— Start Data —
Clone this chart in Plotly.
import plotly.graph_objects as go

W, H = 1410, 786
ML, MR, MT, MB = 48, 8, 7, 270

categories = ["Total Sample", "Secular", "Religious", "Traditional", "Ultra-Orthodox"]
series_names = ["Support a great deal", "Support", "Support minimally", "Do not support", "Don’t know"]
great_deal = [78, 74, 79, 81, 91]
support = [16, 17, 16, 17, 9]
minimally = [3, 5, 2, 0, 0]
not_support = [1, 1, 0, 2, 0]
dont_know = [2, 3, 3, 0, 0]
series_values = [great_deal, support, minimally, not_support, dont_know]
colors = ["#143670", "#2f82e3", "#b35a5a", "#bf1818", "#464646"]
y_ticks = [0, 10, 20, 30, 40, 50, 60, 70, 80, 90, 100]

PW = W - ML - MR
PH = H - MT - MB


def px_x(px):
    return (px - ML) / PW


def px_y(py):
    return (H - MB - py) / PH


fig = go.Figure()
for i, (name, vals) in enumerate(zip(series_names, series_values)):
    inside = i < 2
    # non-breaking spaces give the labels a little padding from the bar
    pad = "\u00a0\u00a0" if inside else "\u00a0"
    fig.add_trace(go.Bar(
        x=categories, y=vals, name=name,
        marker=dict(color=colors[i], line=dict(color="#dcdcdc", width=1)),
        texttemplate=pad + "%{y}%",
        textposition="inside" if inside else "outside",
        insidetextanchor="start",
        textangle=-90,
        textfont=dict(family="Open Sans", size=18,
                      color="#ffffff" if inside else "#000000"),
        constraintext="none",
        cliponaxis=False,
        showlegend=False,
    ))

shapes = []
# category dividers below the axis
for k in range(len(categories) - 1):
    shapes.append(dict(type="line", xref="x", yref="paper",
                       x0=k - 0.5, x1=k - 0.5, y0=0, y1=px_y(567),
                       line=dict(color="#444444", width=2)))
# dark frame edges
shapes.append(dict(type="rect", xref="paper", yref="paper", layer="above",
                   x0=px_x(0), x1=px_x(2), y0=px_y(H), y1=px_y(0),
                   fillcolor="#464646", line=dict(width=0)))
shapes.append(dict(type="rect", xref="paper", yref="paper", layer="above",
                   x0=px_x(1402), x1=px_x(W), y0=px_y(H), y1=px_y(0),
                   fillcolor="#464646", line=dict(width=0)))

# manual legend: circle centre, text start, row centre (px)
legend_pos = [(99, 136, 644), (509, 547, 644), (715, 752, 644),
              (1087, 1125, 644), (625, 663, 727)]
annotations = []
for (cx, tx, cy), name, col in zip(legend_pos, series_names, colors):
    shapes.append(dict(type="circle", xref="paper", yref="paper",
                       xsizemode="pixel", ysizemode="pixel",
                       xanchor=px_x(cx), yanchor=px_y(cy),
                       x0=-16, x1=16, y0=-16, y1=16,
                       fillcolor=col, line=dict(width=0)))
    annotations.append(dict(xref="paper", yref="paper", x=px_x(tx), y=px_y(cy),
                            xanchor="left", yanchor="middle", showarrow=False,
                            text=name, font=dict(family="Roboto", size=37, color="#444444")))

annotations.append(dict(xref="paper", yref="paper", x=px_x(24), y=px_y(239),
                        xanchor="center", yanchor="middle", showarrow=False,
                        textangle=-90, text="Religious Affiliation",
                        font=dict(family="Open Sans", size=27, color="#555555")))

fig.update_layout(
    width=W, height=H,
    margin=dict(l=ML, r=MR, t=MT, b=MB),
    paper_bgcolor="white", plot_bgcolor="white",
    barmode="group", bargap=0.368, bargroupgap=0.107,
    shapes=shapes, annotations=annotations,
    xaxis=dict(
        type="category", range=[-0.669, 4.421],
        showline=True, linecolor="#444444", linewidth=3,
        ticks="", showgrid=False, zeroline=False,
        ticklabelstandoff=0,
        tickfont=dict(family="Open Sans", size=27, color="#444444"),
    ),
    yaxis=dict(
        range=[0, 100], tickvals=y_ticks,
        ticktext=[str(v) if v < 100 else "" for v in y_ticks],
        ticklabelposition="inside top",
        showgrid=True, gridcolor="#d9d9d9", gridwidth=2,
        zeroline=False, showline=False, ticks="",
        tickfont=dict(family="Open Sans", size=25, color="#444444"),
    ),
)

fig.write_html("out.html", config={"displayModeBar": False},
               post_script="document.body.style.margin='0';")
— End Data —
Reproduce the material precisely, including every line.

Clone this chart in Plotly.
import plotly.graph_objects as go

W, H = 1410, 786
ML, MR, MT, MB = 48, 8, 7, 270

categories = ["Total Sample", "Secular", "Religious", "Traditional", "Ultra-Orthodox"]
series_names = ["Support a great deal", "Support", "Support minimally", "Do not support", "Don’t know"]
great_deal = [78, 74, 79, 81, 91]
support = [16, 17, 16, 17, 9]
minimally = [3, 5, 2, 0, 0]
not_support = [1, 1, 0, 2, 0]
dont_know = [2, 3, 3, 0, 0]
series_values = [great_deal, support, minimally, not_support, dont_know]
colors = ["#143670", "#2f82e3", "#b35a5a", "#bf1818", "#464646"]
y_ticks = [0, 10, 20, 30, 40, 50, 60, 70, 80, 90, 100]

PW = W - ML - MR
PH = H - MT - MB


def px_x(px):
    return (px - ML) / PW


def px_y(py):
    return (H - MB - py) / PH


fig = go.Figure()
for i, (name, vals) in enumerate(zip(series_names, series_values)):
    inside = i < 2
    # non-breaking spaces give the labels a little padding from the bar
    pad = "\u00a0\u00a0" if inside else "\u00a0"
    fig.add_trace(go.Bar(
        x=categories, y=vals, name=name,
        marker=dict(color=colors[i], line=dict(color="#dcdcdc", width=1)),
        texttemplate=pad + "%{y}%",
        textposition="inside" if inside else "outside",
        insidetextanchor="start",
        textangle=-90,
        textfont=dict(family="Open Sans", size=18,
                      color="#ffffff" if inside else "#000000"),
        constraintext="none",
        cliponaxis=False,
        showlegend=False,
    ))

shapes = []
# category dividers below the axis
for k in range(len(categories) - 1):
    shapes.append(dict(type="line", xref="x", yref="paper",
                       x0=k - 0.5, x1=k - 0.5, y0=0, y1=px_y(567),
                       line=dict(color="#444444", width=2)))
# dark frame edges
shapes.append(dict(type="rect", xref="paper", yref="paper", layer="above",
                   x0=px_x(0), x1=px_x(2), y0=px_y(H), y1=px_y(0),
                   fillcolor="#464646", line=dict(width=0)))
shapes.append(dict(type="rect", xref="paper", yref="paper", layer="above",
                   x0=px_x(1402), x1=px_x(W), y0=px_y(H), y1=px_y(0),
                   fillcolor="#464646", line=dict(width=0)))

# manual legend: circle centre, text start, row centre (px)
legend_pos = [(99, 136, 644), (509, 547, 644), (715, 752, 644),
              (1087, 1125, 644), (625, 663, 727)]
annotations = []
for (cx, tx, cy), name, col in zip(legend_pos, series_names, colors):
    shapes.append(dict(type="circle", xref="paper", yref="paper",
                       xsizemode="pixel", ysizemode="pixel",
                       xanchor=px_x(cx), yanchor=px_y(cy),
                       x0=-16, x1=16, y0=-16, y1=16,
                       fillcolor=col, line=dict(width=0)))
    annotations.append(dict(xref="paper", yref="paper", x=px_x(tx), y=px_y(cy),
                            xanchor="left", yanchor="middle", showarrow=False,
                            text=name, font=dict(family="Roboto", size=37, color="#444444")))

annotations.append(dict(xref="paper", yref="paper", x=px_x(24), y=px_y(239),
                        xanchor="center", yanchor="middle", showarrow=False,
                        textangle=-90, text="Religious Affiliation",
                        font=dict(family="Open Sans", size=27, color="#555555")))

fig.update_layout(
    width=W, height=H,
    margin=dict(l=ML, r=MR, t=MT, b=MB),
    paper_bgcolor="white", plot_bgcolor="white",
    barmode="group", bargap=0.368, bargroupgap=0.107,
    shapes=shapes, annotations=annotations,
    xaxis=dict(
        type="category", range=[-0.669, 4.421],
        showline=True, linecolor="#444444", linewidth=3,
        ticks="", showgrid=False, zeroline=False,
        ticklabelstandoff=0,
        tickfont=dict(family="Open Sans", size=27, color="#444444"),
    ),
    yaxis=dict(
        range=[0, 100], tickvals=y_ticks,
        ticktext=[str(v) if v < 100 else "" for v in y_ticks],
        ticklabelposition="inside top",
        showgrid=True, gridcolor="#d9d9d9", gridwidth=2,
        zeroline=False, showline=False, ticks="",
        tickfont=dict(family="Open Sans", size=25, color="#444444"),
    ),
)

fig.write_html("out.html", config={"displayModeBar": False},
               post_script="document.body.style.margin='0';")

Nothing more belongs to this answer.